IQ is a
construct representing intelligence. The aim is to refine this construct so that it is a) externally consistent with what constitutes our understanding of human intelligence and b) internally consistent so that various things we deem high or low IQ are consistent with other things we deem high or low IQ. The things here are
items, which are question:answer pairs.
IQ is an example of factor analysis [0] where an unobserved "general intelligence factor" g is derived from observed items. The items are chosen so that responses correlate with each other and with g (basically, if the same person took two IQ tests with different questions then the score should be about the same). There may be some intermediate factors like verbal ability or spatial ability. The items here will be chosen so that they correlate only with items of the same factor--e.g. verbal items correlate with verbal items but do not correlate with spatial items.

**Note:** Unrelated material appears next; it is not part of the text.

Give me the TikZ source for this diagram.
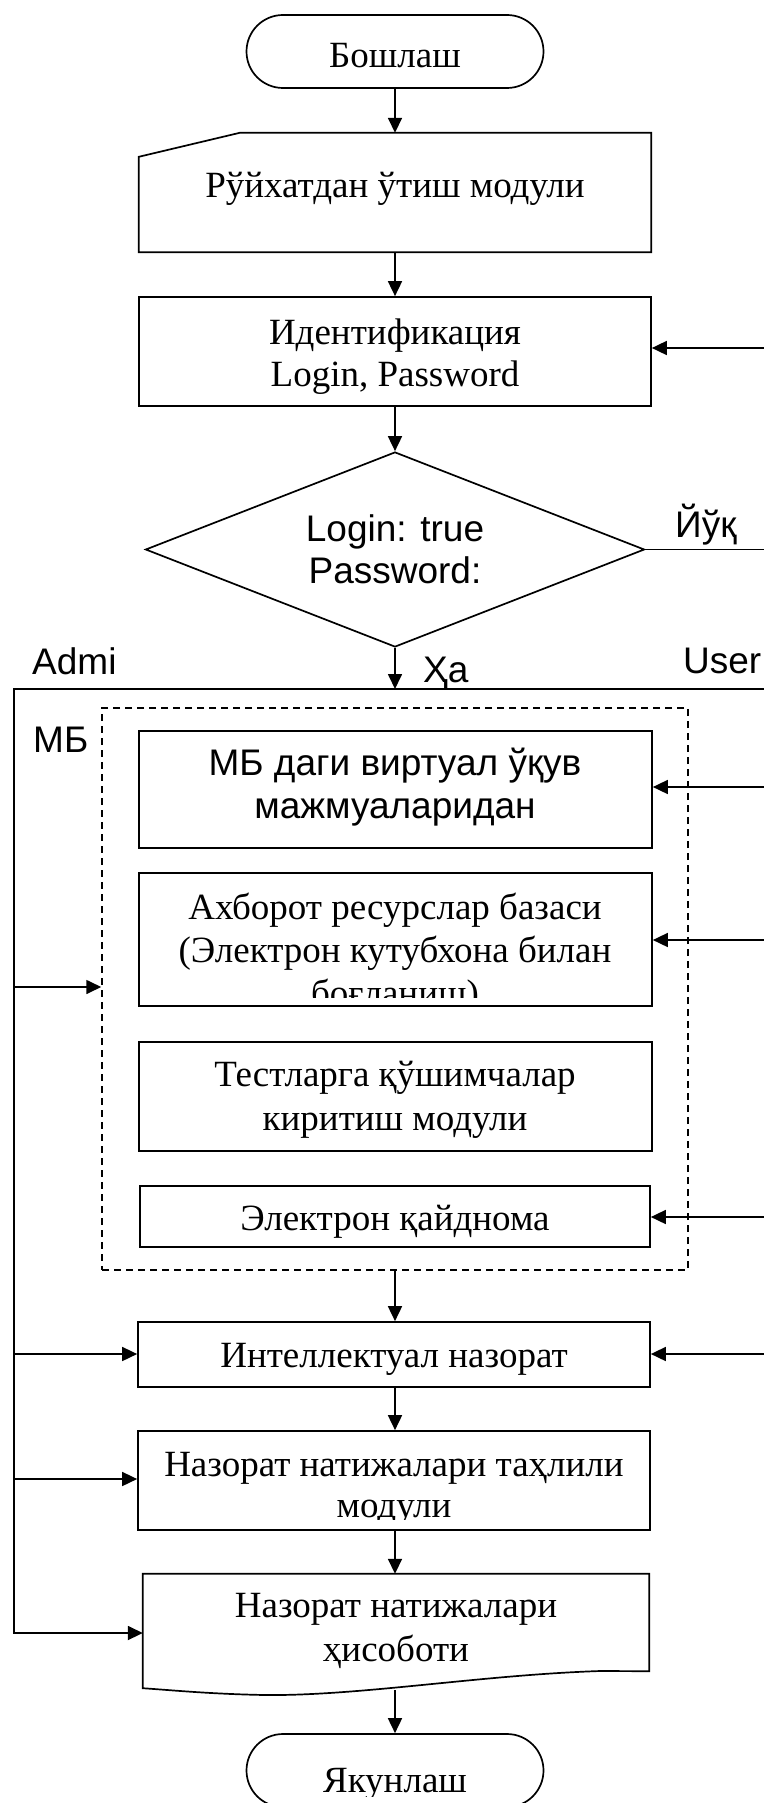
\documentclass[tikz,border=0pt]{standalone}
\usepackage{fontspec}
\setmainfont{Liberation Serif}
\newfontfamily\arialf{Liberation Sans}
\usetikzlibrary{arrows.meta,shapes.geometric}
\begin{document}
\begin{tikzpicture}[x=1pt,y=-1pt,
  ln/.style={line width=1.7pt},
  arr/.style={ln, -{Triangle[length=15pt,width=14pt]}},
  term/.style={draw, ln, rounded corners=36.5pt, minimum width=297pt, minimum height=73pt, inner sep=0pt},
  rbox/.style={draw, ln, inner sep=0pt},
  ghost/.style={draw=none, inner sep=0pt},
  txt/.style={anchor=base, inner sep=0pt, font=\fontsize{37}{42.5}\selectfont},
  sans/.style={anchor=base, inner sep=0pt, font=\arialf\fontsize{37}{42.5}\selectfont},
  dashbox/.style={draw, line width=1.5pt, dash pattern=on 7pt off 5pt, inner sep=0pt},
]
\useasboundingbox (0,0) rectangle (763,1803);

% start
\node[term] (start) at (395,51.5) {};
\node[txt] (tstart) at (395,68) {Бошлаш};

% registration (manual input)
\node[ghost, minimum width=512pt, minimum height=119pt] (card) at (395,192.5) {};
\draw[ln] ([xshift=101pt]card.north west) -- (card.north east) -- (card.south east)
  -- (card.south west) -- ([yshift=-24pt]card.north west) -- cycle;
\node[txt] (tcard) at (395,198) {Рўйхатдан ўтиш модули};

% identification
\node[rbox, minimum width=512pt, minimum height=109pt] (id) at (395,351.5) {};
\node[txt] (tid1) at (395,344) {Идентификация};
\node[txt] (tid2) at (395,386) {Login, Password};

% decision
\node[draw, ln, diamond, minimum width=499pt, minimum height=195pt, inner sep=0pt] (dia) at (395,549.5) {};
\node[sans] (tdia1) at (395,541) {Login: true};
\node[sans] (tdia2) at (395,583) {Password:};

% labels
\node[sans, anchor=base west] (lno) at (675,537) {Йўқ};
\node[sans, anchor=base west] (ladm) at (32,674) {Admi};
\node[sans, anchor=base west] (luser) at (683,673) {User};
\node[sans, anchor=base west] (lyes) at (423,682) {Ҳа};
\node[sans, anchor=base west] (lmb) at (33,752) {МБ};

% dashed group
\node[dashbox, minimum width=586pt, minimum height=562pt] (mb) at (395,989) {};

% box 1
\node[rbox, minimum width=513pt, minimum height=117pt] (b1) at (395.5,789.5) {};
\node[sans] (tb1a) at (395,775) {МБ даги виртуал ўқув};
\node[sans] (tb1b) at (395,818) {мажмуаларидан};

% box 2
\node[rbox, minimum width=513pt, minimum height=133pt] (b2) at (395.5,939.5) {};
\node[txt] (tb2a) at (395,919) {Ахборот ресурслар базаси};
\node[txt] (tb2b) at (395,962) {(Электрон кутубхона билан};
\begin{scope}
  \clip (141,875) rectangle (650,997);
  \node[txt] (tb2c) at (395,1005) {боғланиш)};
\end{scope}

% box 3
\node[rbox, minimum width=513pt, minimum height=109pt] (b3) at (395.5,1096.5) {};
\node[txt] (tb3a) at (395,1086) {Тестларга қўшимчалар};
\node[txt] (tb3b) at (395,1130) {киритиш модули};

% box 4
\node[rbox, minimum width=510pt, minimum height=61pt] (b4) at (395,1216.5) {};
\node[txt] (tb4) at (395,1230) {Электрон қайднома};

% intellectual control
\node[rbox, minimum width=512pt, minimum height=65pt] (b5) at (394,1354.5) {};
\node[txt] (tb5) at (394,1367) {Интеллектуал назорат};

% analysis
\node[rbox, minimum width=512pt, minimum height=99pt] (b6) at (394,1480.5) {};
\node[txt] (tb6a) at (394,1476) {Назорат натижалари таҳлили};
\begin{scope}
  \clip (140,1433) rectangle (648,1519);
  \node[txt] (tb6b) at (394,1517) {модули};
\end{scope}

% report (document)
\node[ghost, minimum width=506pt, minimum height=114pt] (rep) at (396,1631) {};
\draw[ln] (rep.south west) -- (rep.north west) -- (rep.north east) -- ([yshift=17pt]rep.south east)
  -- (600,1671) .. controls (480,1675) and (360,1696) .. (265,1695)
  .. controls (210,1694) and (170,1690) .. (rep.south west) -- cycle;
\node[txt] (trep1) at (396,1617) {Назорат натижалари};
\node[txt] (trep2) at (396,1661) {ҳисоботи};

% end
\node[term] (end) at (395,1770.5) {};
\begin{scope}
  \clip (200,1720) rectangle (600,1796);
  \node[txt] (tend) at (395,1792) {Якунлаш};
\end{scope}

% coordinates at the edges
\coordinate (ltop) at (14,689);
\coordinate (rtop) at (775,689);
\coordinate (lbot) at (14,1633);
\coordinate (l1) at (14,987);
\coordinate (l2) at (14,1354);
\coordinate (l3) at (14,1479);
\coordinate (r0) at (775,348);
\coordinate (r1) at (775,787);
\coordinate (r2) at (775,940);
\coordinate (r3) at (775,1217);
\coordinate (r4) at (775,1354);

% main flow
\draw[arr] (start.south) -- (card.north);
\draw[arr] (card.south) -- (id.north);
\draw[arr] (id.south) -- (dia.north);
\draw[arr] (dia.south) -- (dia.south |- ltop);
\draw[ln] (dia.east) -- (dia.east -| rtop);
\draw[arr] (mb.south) -- (b5.north -| mb.south);
\draw[arr] (b5.south -| mb.south) -- (b6.north -| mb.south);
\draw[arr] (b6.south -| mb.south) -- (rep.north -| mb.south);
\draw[arr] ([yshift=-2pt]rep.south -| end.north) -- (end.north);

% admin line
\draw[arr, line join=miter] (rtop) -- (ltop) -- (lbot) -- (lbot -| rep.west);
\draw[arr] (l1) -- (l1 -| mb.west);
\draw[arr] (l2) -- (l2 -| b5.west);
\draw[arr] (l3) -- (l3 -| b6.west);

% user arrows
\draw[arr] (r0) -- (r0 -| id.east);
\draw[arr] (r1) -- (r1 -| b1.east);
\draw[arr] (r2) -- (r2 -| b2.east);
\draw[arr] (r3) -- (r3 -| b4.east);
\draw[arr] (r4) -- (r4 -| b5.east);
\end{tikzpicture}
\end{document}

A raw score on the test is not meaningful; individuals are compared against the population of test takers to determine their rank in the population. First, raw scores of the population are normalized so that the mean is 100 and the standard deviation is 15 (this is arbitrary; it's just the scale they use). Then an individual test taker can be compared with the population on this scale. The percentile rank can be obtained directly from the IQ score and vice versa.
You have some questions about the shifting mean of 100. In practice the normed distribution is computed from a norming group rather than recomputing the norm after ever test. A particular population can shift from the norming group (either over time or because it's a group with different characteristics) which is where things like the Flynn Effect come from. So a lot depends on the norming group.
I hope that answered some of your questions.
[0] https://en.wikipedia.org/wiki/Factor_analysis